Comment choisit-il donc des expressions artistiques aussi variées, provenant autant du Nord que du Sud du monde – une distinction qui lui paraît totalement superflue ? « Je suis mes coups de cœur, répond-il sans hésitation, et comme j’écoute beaucoup de musiques de ce genre, j’ose penser qu’ils sont documentés ». C’est ainsi que le yodel fait partie du domaine que les ADEM se sont auto-attribué, même s’il est récent. Un choix qui peut surprendre. « Les yodleurs ne sont pas tous de vieux Suisses aux bras noueux qui votent extrême droite ! S’amuse-il. En Suisse alémanique il y a beaucoup de yodleurs qui font de la musique expérimentale, électro, et qui ont une approche au deuxième degré. C’est important d’inclure dans notre projet certaines musiques nées en Suisse et de les valoriser au même titre que les autres, pas plus. »

Genève, terreau fertile

La question que se pose tout spectateur régulier est comment les ADEM arrivent à dénicher les groupes extraordinaires qu’ils proposent, pour la plupart inconnus sous nos latitudes. « Au fil des ans on se crée des réseaux. Ensuite ce sont les occasions qui font le larron, sourit-il. Et le public est toujours au rendez-vous, avec un rajeunissement très réjouissant ces dernières années ». Ou plutôt les publics, car les spectateurs varient selon les cycles thématiques proposés, aux noms plus enchanteurs les uns que les autres – Orients du luth, Voix du monde au féminin, Crète en fête, Alla Turca, Afrique plurielle… Parfois il y a plus de Genevois, parfois plus de personnes issues de la culture mise en scène, parfois les deux.

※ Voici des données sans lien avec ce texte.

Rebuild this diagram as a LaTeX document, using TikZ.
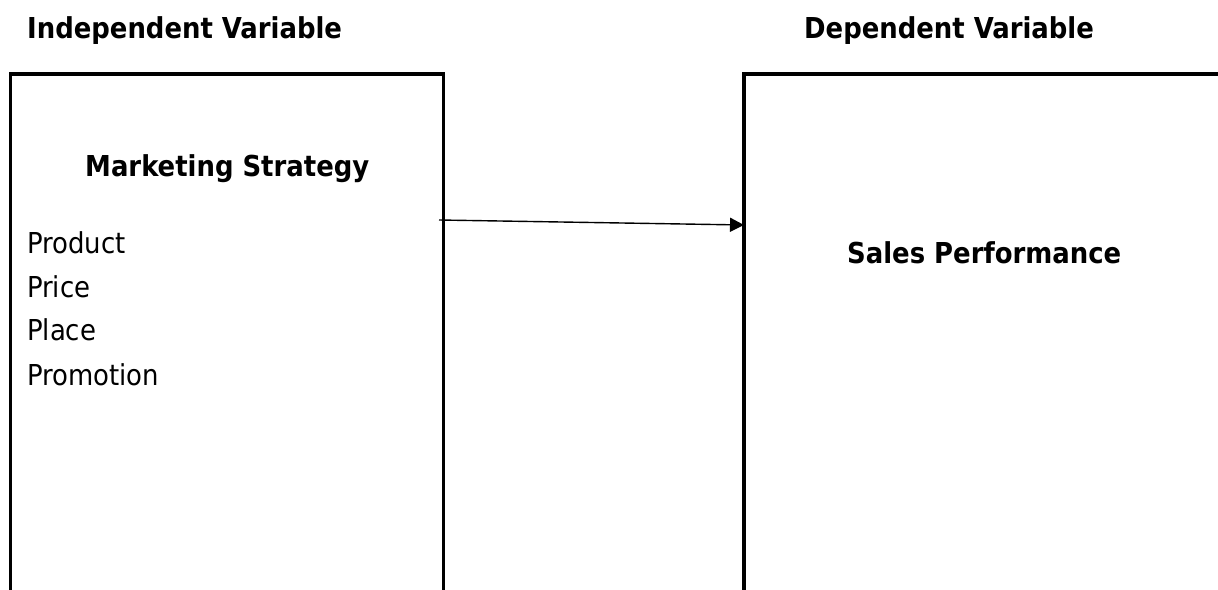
\documentclass[tikz,border=0pt]{standalone}
\usepackage{fontspec}
\setmainfont{DejaVu Sans Condensed}
\usetikzlibrary{arrows.meta}
\tikzset{
  framebox/.style={draw=black, line width=3.6pt, inner sep=0pt, outer sep=0pt, anchor=north west, minimum height=700pt},
  head/.style={inner sep=0pt, anchor=base west, font=\fontsize{28.8}{34}\selectfont\bfseries},
  body/.style={inner sep=0pt, anchor=base west, font=\fontsize{28.8}{34}\selectfont},
  conn/.style={line width=1.4pt, -{Triangle[length=14pt,width=14pt]}}
}
\begin{document}
\begin{tikzpicture}[x=1pt,y=-1pt]
\useasboundingbox (0,0) rectangle (1218,589);
\clip (0,0) rectangle (1218,589);
\node[framebox, minimum width=433pt] (iv) at (10.5,74) {};
\node[framebox, minimum width=600pt] (dv) at (744,74) {};
\node[head] (ivt) at (27,38) {Independent Variable};
\node[head] (dvt) at (804,38) {Dependent Variable};
\node[head] (ms) at (85,176) {Marketing Strategy};
\node[head] (sp) at (847,263) {Sales Performance};
\node[body] (p1) at (27,253) {Product};
\node[body] (p2) at (27,297) {Price};
\node[body] (p3) at (27,340) {Place};
\node[body] (p4) at (27,385) {Promotion};
\coordinate (a) at (439,220);
\coordinate (b) at (dv.north west |- 0,225);
\draw[conn] (a) -- (b);
\end{tikzpicture}
\end{document}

Car c’est clair, Genève, ville multiculturelle où près de la moitié de la population est étrangère, constitue un terreau particulièrement propice. « Certains estiment que nous faisons de la politique au sens large, concède Aubert. Ce qui est sûr, c’est que c’est un plaidoyer pour la diversité culturelle, pour l’acceptation de l’autre dans sa différence et donc contre le racisme. Les Genevois viennent peut-être aussi par conscience politique, par solidarité avec certains peuples, les Syriens, les Irakiens, les Palestiniens… Ou alors parce qu’ils ont voyagé dans ces pays. Mais il n’y a pas que cela, sinon ils ne viendraient qu’une fois.»